Here’s why you should have business cards with you at any event you attend.
Clarity. Business cards carry your contact information in a small, easy-to carry format that anyone can use.
Relationship building. After shaking hands, the exchange of business cards is a signal of interest in continuing a relationship. In effect, you are sharing your personal contact information with someone else. It also makes it easier for the other party to follow up with you at a later date because they have your contact information – and in an easy-to-read format.
Image. The design and materials used in making your business card convey messages about who you are and what you stand for. A cheap-looking business card on poor quality stock can make you or your company look untrustworthy. A heavier card stock feels more substantial, and can suggest you pay attention to the details.
Promotion. Business cards can tell someone what type of business you are or what kind of profession you belong to. One rule in networking is to let people know what you do and what you are looking for. Without that information they will have a hard time helping you.
Memory Aid. When you hand someone your business card it can help them remember your name and/or business. They can write notes on it for future follow up. By giving them your card, you’ve made it easy for them to work with you.
TIP: When you receive someone’s business card and you wish to make a note, write what you can do for that person.
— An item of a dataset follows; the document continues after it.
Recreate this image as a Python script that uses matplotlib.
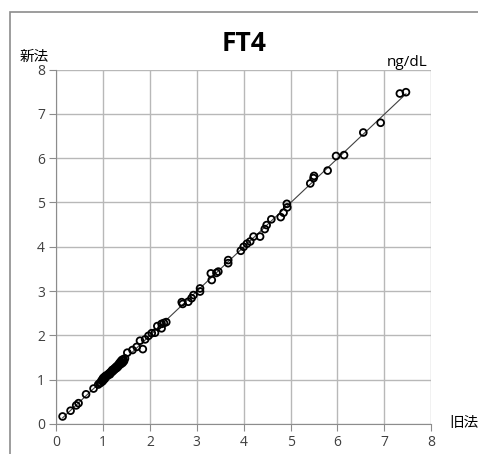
import numpy as np
import matplotlib.pyplot as plt
from matplotlib.patches import Rectangle

# 旧法 (x) vs 新法 (y), FT4 ng/dL
old = [0.14, 0.31, 0.43, 0.48, 0.64, 0.80, 0.90, 0.93,
       0.95, 0.97, 0.99, 1.00, 1.01, 1.02, 1.04, 1.05, 1.06, 1.08, 1.10,
       1.12, 1.14, 1.15, 1.17, 1.19, 1.20, 1.22, 1.24, 1.25, 1.27, 1.29,
       1.30, 1.32, 1.34, 1.35, 1.37, 1.38, 1.40, 1.42, 1.43, 1.45, 1.47,
       1.52, 1.63, 1.72, 1.79, 1.85, 1.90, 1.97, 2.04, 2.11, 2.16, 2.25,
       2.25, 2.30, 2.35, 2.68, 2.70, 2.82, 2.89, 2.93, 3.07, 3.07, 3.30,
       3.32, 3.42, 3.46, 3.67, 3.67, 3.94, 4.00, 4.07, 4.14, 4.21, 4.35,
       4.45, 4.49, 4.59, 4.79, 4.85, 4.92, 4.93, 5.42, 5.49, 5.50, 5.79,
       5.97, 6.14, 6.55, 6.92, 7.33, 7.46]
new = [0.17, 0.30, 0.42, 0.47, 0.67, 0.80, 0.89, 0.92,
       0.93, 0.98, 0.96, 1.03, 0.99, 1.05, 1.02, 1.08, 1.06, 1.10, 1.09,
       1.13, 1.15, 1.12, 1.18, 1.17, 1.22, 1.20, 1.25, 1.23, 1.28, 1.26,
       1.31, 1.29, 1.36, 1.33, 1.40, 1.35, 1.44, 1.38, 1.46, 1.42, 1.48,
       1.61, 1.67, 1.74, 1.88, 1.69, 1.91, 1.99, 2.05, 2.06, 2.21, 2.26,
       2.16, 2.28, 2.30, 2.75, 2.71, 2.76, 2.84, 2.91, 3.06, 2.99, 3.40,
       3.25, 3.41, 3.44, 3.70, 3.63, 3.91, 4.00, 4.07, 4.12, 4.23, 4.23,
       4.40, 4.49, 4.62, 4.67, 4.77, 4.97, 4.89, 5.43, 5.55, 5.60, 5.72,
       6.05, 6.07, 6.58, 6.80, 7.46, 7.49]

x = np.array(old)
y = np.array(new)
slope, icpt = np.polyfit(x, y, 1)
xl = np.array([x.min(), x.max()])

plt.rcParams['font.family'] = ['Noto Sans CJK JP', 'DejaVu Sans']

fig = plt.figure(figsize=(4.78, 4.54), dpi=100)
ax = fig.add_axes([0.1172, 0.0661, 0.7851, 0.7806])

# chart frame (cropped in the reference)
fig.patches.append(Rectangle((10 / 478, -0.1), 1.2, 1 - 12 / 454 + 0.1,
                             transform=fig.transFigure, fill=False,
                             edgecolor='#8c8c8c', linewidth=1.2))

ax.plot(xl, slope * xl + icpt, color='#404040', linewidth=0.8, zorder=2)
ax.scatter(x, y, s=24, facecolors='none', edgecolors='black',
           linewidths=1.3, zorder=3)

ax.set_xlim(0, 8)
ax.set_ylim(0, 8)
ax.set_xticks(range(9))
ax.set_yticks(range(9))
ax.grid(True, color='#b8b8b8', linewidth=1.0)
ax.set_axisbelow(True)
for s in ['top', 'right']:
    ax.spines[s].set_visible(False)
for s in ['left', 'bottom']:
    ax.spines[s].set_color('#8c8c8c')
ax.tick_params(colors='#8c8c8c', labelcolor='#404040', labelsize=10,
               length=5, direction='out', pad=3)
for lab in ax.get_xticklabels() + ax.get_yticklabels():
    lab.set_family('Open Sans')

fig.text(0.51, 0.905, 'FT4', ha='center', va='center', fontsize=19,
         fontweight='bold', family='Open Sans')
fig.text(0.042, 0.875, '新法', ha='left', va='center', fontsize=10.5)
fig.text(0.895, 0.862, 'ng/dL', ha='right', va='center', fontsize=11,
         family='Open Sans')
fig.text(0.94, 0.068, '旧法', ha='left', va='center', fontsize=10.5)

fig.savefig('out.png', dpi=100)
It helps keep you in a “giving” frame of mind, always a factor for successful networking.
Business Cards for Job-Seekers
As soon as you find yourself in transition, no matter what your previous profession, you are in sales – selling yourself to prospective employers. A business card is one of the most important marketing tools you will ever create to support your job search.
The business card identifies who you are, what you do and how to contact you to help networking contacts understand how they can help you.
As a part of your personal brand image, your business card should make you memorable, distinctive and professional.